With pop-up showers flaring up all around the 2.66-mile speedway after the halfway point, there was a remarkable intensity in the atmosphere. Drivers said over their team radios that they knew the race could end at any moment, and they raced like it, too.
"I'm not sure if guys thought weather was coming or something like that, but you know, it's just Talladega," second-place finisher Kyle Busch said. "It is what it is. These cars, you try to get a little bit aggressive, start bumping people and pushing people and they are real easy to get out of control.
"I don't even know why we're bumping and pushing and everything else, because these cars, they go slower when you push. Makes a lot of sense. That's how stupid we are."

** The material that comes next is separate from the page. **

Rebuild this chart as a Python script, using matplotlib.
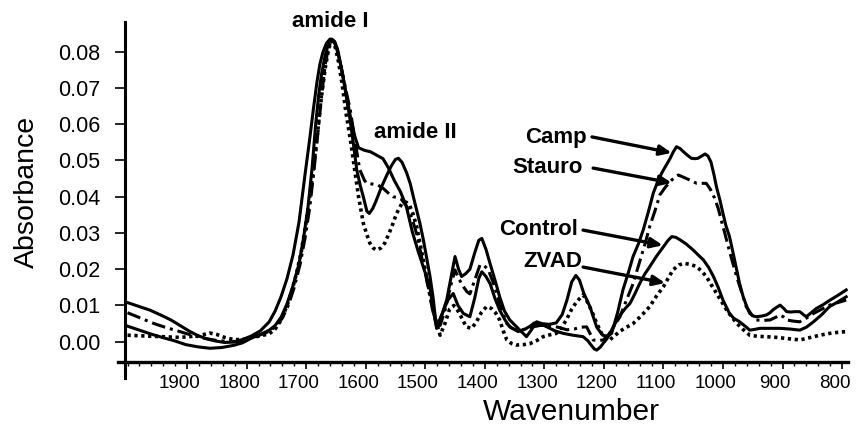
import matplotlib
matplotlib.use("Agg")
import matplotlib.pyplot as plt
import matplotlib.transforms as mtransforms
import numpy as np

plt.rcParams['font.family'] = ['Liberation Sans', 'DejaVu Sans']

# ---- data (wavenumber, absorbance) ----
camp_x = [1988, 1970, 1950, 1930, 1915, 1900, 1885, 1870, 1855, 1840, 1825, 1810, 1795, 1780,
          1765, 1750, 1740, 1730, 1720, 1710, 1700, 1690, 1682, 1676, 1670, 1665, 1660, 1654,
          1648, 1642, 1637, 1631, 1625, 1620, 1613, 1606, 1600, 1590, 1580, 1570, 1559, 1550,
          1540, 1530, 1520, 1510, 1500, 1490, 1480, 1475, 1469, 1460, 1452, 1445, 1438, 1432,
          1427, 1420, 1413, 1405, 1398, 1393, 1386, 1379, 1370, 1363, 1355, 1346, 1332, 1318,
          1310, 1301, 1292, 1280, 1268, 1258, 1250, 1242, 1235, 1229, 1222, 1211, 1200, 1190,
          1182, 1175, 1165, 1156, 1147, 1139, 1130, 1122, 1113, 1105, 1098, 1091, 1084, 1077,
          1071, 1066, 1060, 1055, 1048, 1041, 1035, 1030, 1024, 1018, 1013, 1008, 1003, 999,
          993, 988, 983, 977, 971, 965, 960, 954, 948, 943, 937, 932, 922, 915, 909, 904, 897,
          892, 886, 881, 874, 867, 859, 853, 848, 840, 831, 820, 808, 795, 781]
camp_y = [0.0108, 0.0098, 0.0087, 0.0072, 0.0060, 0.0045, 0.0030, 0.0017, 0.0008, 0.0002,
          -0.0002, -0.0001, 0.0006, 0.0016, 0.0030, 0.0055, 0.0085, 0.0125, 0.0175, 0.0240,
          0.0330, 0.0460, 0.0560, 0.0640, 0.0715, 0.0765, 0.0798, 0.0823, 0.0835, 0.0830,
          0.0812, 0.0770, 0.0722, 0.0676, 0.0615, 0.0565, 0.0535, 0.0528, 0.0524, 0.0515,
          0.0505, 0.0480, 0.0445, 0.0415, 0.0375, 0.0305, 0.0250, 0.0200, 0.0150, 0.0090,
          0.0040, 0.0075, 0.0115, 0.0175, 0.0235, 0.0200, 0.0180, 0.0188, 0.0200, 0.0245,
          0.0280, 0.0285, 0.0255, 0.0215, 0.0165, 0.0124, 0.0085, 0.0060, 0.0037, 0.0014,
          0.0032, 0.0055, 0.0050, 0.0048, 0.0052, 0.0075, 0.0115, 0.0165, 0.0183, 0.0170,
          0.0135, 0.0095, 0.0040, 0.0018, 0.0015, 0.0023, 0.0080, 0.0143, 0.0190, 0.0235,
          0.0270, 0.0308, 0.0360, 0.0410, 0.0440, 0.0465, 0.0485, 0.0505, 0.0525, 0.0538,
          0.0533, 0.0525, 0.0515, 0.0506, 0.0505, 0.0506, 0.0512, 0.0518, 0.0512, 0.0495,
          0.0460, 0.0428, 0.0390, 0.0354, 0.0320, 0.0290, 0.0245, 0.0198, 0.0160, 0.0124,
          0.0097, 0.0078, 0.0071, 0.0069, 0.0071, 0.0074, 0.0080, 0.0088, 0.0096, 0.0101,
          0.0092, 0.0083, 0.0082, 0.0083, 0.0083, 0.0075, 0.0069, 0.0080, 0.0092, 0.0102,
          0.0115, 0.0128, 0.0143]

control_x = [1988, 1970, 1950, 1930, 1910, 1890, 1870, 1850, 1830, 1810, 1795, 1780, 1765, 1750,
             1740, 1730, 1720, 1710, 1700, 1692, 1685, 1678, 1672, 1667, 1662, 1656, 1650, 1645,
             1640, 1635, 1630, 1625, 1620, 1614, 1609, 1603, 1597, 1592, 1586, 1582, 1576, 1570,
             1562, 1553, 1545, 1538, 1533, 1527, 1519, 1513, 1508, 1502, 1497, 1491, 1486, 1480,
             1475, 1469, 1460, 1450, 1441, 1433, 1424, 1413, 1405, 1398, 1393, 1386, 1379, 1371,
             1363, 1354, 1346, 1332, 1320, 1310, 1305, 1297, 1290, 1280, 1270, 1256, 1240, 1223,
             1215, 1210, 1204, 1200, 1194, 1189, 1183, 1178, 1170, 1160, 1152, 1144, 1136, 1128,
             1120, 1111, 1100, 1088, 1080, 1074, 1067, 1060, 1050, 1038, 1030, 1021, 1012, 1004,
             996, 988, 982, 977, 970, 960, 950, 943, 935, 926, 910, 892, 875, 859, 848, 836, 822,
             809, 795, 781]
control_y = [0.0043, 0.0033, 0.0022, 0.0012, 0.0003, -0.0008, -0.0014, -0.0018, -0.0016, -0.0010,
             -0.0003, 0.0010, 0.0020, 0.0032, 0.0045, 0.0068, 0.0105, 0.0155, 0.0215, 0.0290,
             0.0370, 0.0480, 0.0600, 0.0680, 0.0740, 0.0790, 0.0825, 0.0835, 0.0828, 0.0805,
             0.0765, 0.0720, 0.0670, 0.0610, 0.0550, 0.0474, 0.0430, 0.0400, 0.0360, 0.0354,
             0.0368, 0.0391, 0.0425, 0.0458, 0.0485, 0.0503, 0.0506, 0.0495, 0.0465, 0.0435,
             0.0400, 0.0360, 0.0327, 0.0280, 0.0235, 0.0180, 0.0124, 0.0037, 0.0075, 0.0115,
             0.0133, 0.0100, 0.0078, 0.0069, 0.0120, 0.0175, 0.0193, 0.0180, 0.0160, 0.0120,
             0.0087, 0.0060, 0.0041, 0.0028, 0.0035, 0.0045, 0.0052, 0.0050, 0.0046, 0.0038,
             0.0030, 0.0023, 0.0018, 0.0014, 0.0003, -0.0008, -0.0020, -0.0023, -0.0015, -0.0004,
             0.0008, 0.0023, 0.0048, 0.0075, 0.0092, 0.0106, 0.0132, 0.0160, 0.0185, 0.0207,
             0.0235, 0.0262, 0.0280, 0.0290, 0.0288, 0.0281, 0.0270, 0.0253, 0.0240, 0.0226,
             0.0205, 0.0180, 0.0150, 0.0115, 0.0095, 0.0078, 0.0065, 0.0055, 0.0042, 0.0032,
             0.0034, 0.0037, 0.0037, 0.0037, 0.0035, 0.0032, 0.0040, 0.0055, 0.0075, 0.0097,
             0.0110, 0.0124]

stauro_x = [1988, 1970, 1945, 1925, 1900, 1880, 1860, 1840, 1820, 1800, 1785, 1770, 1755, 1740,
            1728, 1718, 1708, 1698, 1690, 1682, 1675, 1668, 1662, 1656, 1650, 1645, 1640, 1635,
            1630, 1622, 1614, 1606, 1598, 1590, 1586, 1577, 1567, 1558, 1550, 1542, 1535, 1528,
            1520, 1514, 1508, 1501, 1495, 1488, 1482, 1476, 1469, 1463, 1455, 1446, 1438, 1431,
            1424, 1418, 1413, 1405, 1396, 1389, 1382, 1375, 1368, 1360, 1351, 1343, 1335, 1325,
            1310, 1295, 1280, 1265, 1250, 1238, 1228, 1217, 1211, 1206, 1198, 1189, 1180, 1172,
            1161, 1150, 1139, 1132, 1125, 1118, 1111, 1102, 1094, 1084, 1074, 1068, 1063, 1056,
            1049, 1040, 1032, 1024, 1016, 1009, 1002, 996, 991, 985, 979, 972, 965, 957, 949, 940,
            932, 920, 909, 900, 892, 886, 881, 870, 859, 848, 836, 822, 809, 795, 781]
stauro_y = [0.0080, 0.0068, 0.0051, 0.0040, 0.0028, 0.0018, 0.0010, 0.0004, 0.0001, 0.0001,
            0.0008, 0.0016, 0.0025, 0.0040, 0.0065, 0.0100, 0.0150, 0.0215, 0.0285, 0.0370,
            0.0470, 0.0580, 0.0680, 0.0765, 0.0815, 0.0833, 0.0825, 0.0800, 0.0765, 0.0700,
            0.0640, 0.0555, 0.0475, 0.0445, 0.0437, 0.0435, 0.0432, 0.0422, 0.0410, 0.0400,
            0.0398, 0.0393, 0.0375, 0.0355, 0.0328, 0.0290, 0.0240, 0.0190, 0.0140, 0.0090,
            0.0045, 0.0045, 0.0085, 0.0150, 0.0198, 0.0172, 0.0152, 0.0138, 0.0132, 0.0170,
            0.0212, 0.0210, 0.0198, 0.0168, 0.0133, 0.0090, 0.0050, 0.0038, 0.0032, 0.0033,
            0.0040, 0.0045, 0.0045, 0.0040, 0.0033, 0.0035, 0.0040, 0.0041, 0.0022, 0.0005,
            0.0003, 0.0005, 0.0020, 0.0040, 0.0069, 0.0115, 0.0160, 0.0198, 0.0235, 0.0275,
            0.0318, 0.0362, 0.0405, 0.0428, 0.0446, 0.0455, 0.0460, 0.0455, 0.0450, 0.0443,
            0.0437, 0.0437, 0.0437, 0.0420, 0.0396, 0.0368, 0.0336, 0.0300, 0.0262, 0.0220,
            0.0180, 0.0138, 0.0097, 0.0075, 0.0060, 0.0059, 0.0060, 0.0067, 0.0074, 0.0068,
            0.0060, 0.0057, 0.0055, 0.0065, 0.0078, 0.0090, 0.0101, 0.0108, 0.0115]

zvad_x = [1988, 1960, 1930, 1900, 1870, 1850, 1838, 1825, 1810, 1795, 1780, 1765, 1750, 1740,
          1730, 1720, 1712, 1704, 1696, 1689, 1682, 1675, 1668, 1662, 1656, 1650, 1645, 1640,
          1634, 1628, 1621, 1614, 1607, 1600, 1592, 1586, 1581, 1575, 1570, 1563, 1556, 1549,
          1542, 1537, 1533, 1527, 1520, 1514, 1508, 1502, 1496, 1490, 1484, 1478, 1472, 1463,
          1455, 1447, 1440, 1433, 1425, 1419, 1410, 1402, 1394, 1385, 1377, 1370, 1363, 1357,
          1351, 1343, 1335, 1323, 1312, 1300, 1290, 1279, 1268, 1259, 1251, 1242, 1234, 1223,
          1218, 1212, 1206, 1200, 1194, 1189, 1178, 1172, 1160, 1150, 1139, 1125, 1111, 1100,
          1088, 1080, 1072, 1062, 1052, 1042, 1032, 1024, 1016, 1008, 999, 990, 982, 973, 965,
          955, 943, 930, 915, 898, 881, 870, 859, 848, 836, 822, 809, 795, 781]
zvad_y = [0.0018, 0.0016, 0.0014, 0.0012, 0.0016, 0.0024, 0.0020, 0.0012, 0.0006, 0.0006,
          0.0012, 0.0016, 0.0022, 0.0035, 0.0060, 0.0100, 0.0140, 0.0190, 0.0250, 0.0320,
          0.0400, 0.0490, 0.0590, 0.0680, 0.0755, 0.0810, 0.0830, 0.0818, 0.0775, 0.0715,
          0.0630, 0.0560, 0.0480, 0.0400, 0.0327, 0.0295, 0.0272, 0.0258, 0.0253, 0.0258,
          0.0272, 0.0298, 0.0327, 0.0350, 0.0364, 0.0382, 0.0385, 0.0375, 0.0350, 0.0315,
          0.0265, 0.0215, 0.0165, 0.0115, 0.0070, 0.0018, 0.0050, 0.0090, 0.0100, 0.0085,
          0.0060, 0.0041, 0.0037, 0.0055, 0.0080, 0.0097, 0.0092, 0.0080, 0.0060, 0.0030,
          0.0005, -0.0005, -0.0009, -0.0008, -0.0005, 0.0004, 0.0014, 0.0019, 0.0023, 0.0040,
          0.0060, 0.0090, 0.0110, 0.0129, 0.0118, 0.0097, 0.0075, 0.0051, 0.0030, 0.0014,
          0.0005, 0.0014, 0.0030, 0.0040, 0.0050, 0.0072, 0.0097, 0.0125, 0.0152, 0.0175,
          0.0198, 0.0212, 0.0216, 0.0213, 0.0207, 0.0195, 0.0180, 0.0158, 0.0134, 0.0110,
          0.0088, 0.0068, 0.0051, 0.0035, 0.0018, 0.0015, 0.0014, 0.0012, 0.0009, 0.0007,
          0.0005, 0.0009, 0.0014, 0.0019, 0.0023, 0.0026, 0.0028]

tick_values = [1900, 1800, 1700, 1600, 1500, 1400, 1300, 1200, 1100, 1000, 900, 800]
tick_labels = [str(v) for v in tick_values]
yticks = [0.00, 0.01, 0.02, 0.03, 0.04, 0.05, 0.06, 0.07, 0.08]

# ---- figure ----
fig = plt.figure(figsize=(8.57, 4.37), dpi=100)
ax = fig.add_axes([118 / 857, 1 - 378 / 437, 730 / 857, 356 / 437])

lw = 2.2
ax.plot(camp_x, camp_y, color='black', lw=lw, solid_joinstyle='round')
ax.plot(control_x, control_y, color='black', lw=lw, solid_joinstyle='round')
ax.plot(stauro_x, stauro_y, color='black', lw=lw, dashes=(4.5, 1.6, 1.0, 1.6))
ax.plot(zvad_x, zvad_y, color='black', lw=2.6, dashes=(0.9, 1.0))

ax.set_xlim(2004, 778)
ax.set_ylim(-0.01, 0.0882)

# spines, Excel style
for s in ['top', 'right']:
    ax.spines[s].set_visible(False)
ax.spines['left'].set_position(('data', 1992))
ax.spines['bottom'].set_position(('data', -0.0056))
ax.spines['left'].set_linewidth(2.2)
ax.spines['bottom'].set_linewidth(2.4)

# y axis
ax.set_yticks(yticks)
ax.set_yticklabels(['%.2f' % v for v in yticks])
ax.tick_params(axis='y', direction='out', length=7, width=1.2, pad=11, labelsize=15.5)

# x axis: tick marks sit a little right of the labels in the original
ax.set_xticks([v - 12 for v in tick_values])
ax.set_xticklabels(tick_labels)
ax.set_xticks(np.arange(788, 1990, 20), minor=True)
ax.tick_params(axis='x', which='major', direction='out', length=5, width=1.2, pad=4, labelsize=13.5)
ax.tick_params(axis='x', which='minor', direction='out', length=3, width=1.0)
shift = mtransforms.ScaledTranslation(-7.2 / 100, 0, fig.dpi_scale_trans)
for lab in ax.get_xticklabels():
    lab.set_transform(lab.get_transform() + shift)

fig.text(571 / 857, 1 - 412 / 437, 'Wavenumber', ha='center', va='center', fontsize=21.5)
fig.text(27 / 857, 1 - 192 / 437, 'Absorbance', ha='center', va='center', fontsize=20.5,
         rotation=90)

# annotations
bold = dict(fontsize=16, fontweight='bold', va='baseline')
ax.text(1648, 0.0868, 'amide I', ha='center', **bold)
ax.text(1505, 0.0562, 'amide II', ha='center', **bold)
ax.text(1216, 0.0548, 'Camp', ha='right', **bold)
ax.text(1223, 0.0466, 'Stauro', ha='right', **bold)
ax.text(1231, 0.0294, 'Control', ha='right', **bold)
ax.text(1225, 0.0206, 'ZVAD', ha='right', **bold)

arrow = dict(arrowstyle='-|>,head_length=0.7,head_width=0.3', lw=2.4, color='black',
             shrinkA=0, shrinkB=0)
ax.annotate('', xy=(1074, 0.0521), xytext=(1208, 0.0565), arrowprops=arrow)
ax.annotate('', xy=(1074, 0.0438), xytext=(1206, 0.0479), arrowprops=arrow)
ax.annotate('', xy=(1089, 0.0266), xytext=(1223, 0.0308), arrowprops=arrow)
ax.annotate('', xy=(1085, 0.0162), xytext=(1223, 0.0206), arrowprops=arrow)

fig.savefig('out.png', dpi=100)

NASCAR officials have frequently cited themselves as a standard-bearer in motorsports safety, but their end goal is an inherently moving target. Third-place finisher Austin Dillon says "some bullets were dodged" on Sunday in regard to drivers lifting off the ground and that NASCAR needs to make some changes before the next plate race in July at Daytona.
"I've been asked a couple times already what I think they should do," Dillon said. "But look, I'm not an aero guy. But I know with the smart people we have in NASCAR, all the companies, that we can probably do something to figure it out.
"We need to."
If Dillon sounds like a man speaking from a place of urgency, recall that his car lifted off the ground last summer and flew into the catchfence at Daytona. He walked away without injury but knows more work must be done to keep the cars grounded.
"I don't know how to fix it personally," Dillon said. "I know NASCAR will put their best efforts towards fixing it. I know they will. They've made the car safer and that's the reason why we're walking away from these crashes.
"But I think as a group, all of us want it to be where we're not leaving the ground."
Ultimately, the high speeds at Daytona and Talladega, combined with the close proximity of pack racing, simply lends itself to large multi-car crashes. And when that many cars start bouncing off each other at 200mph, it creates conditions where it's likely for cars to catch air.
"I hated to hear about cars flipping and doing all those things," Keselowski said. "No one wants that. But I think some accidents here and there, we might not like to cheer about it, but it's part of our sport and always has been part of automobile racing."
In other words, it is what it is until something else comes along to replace it.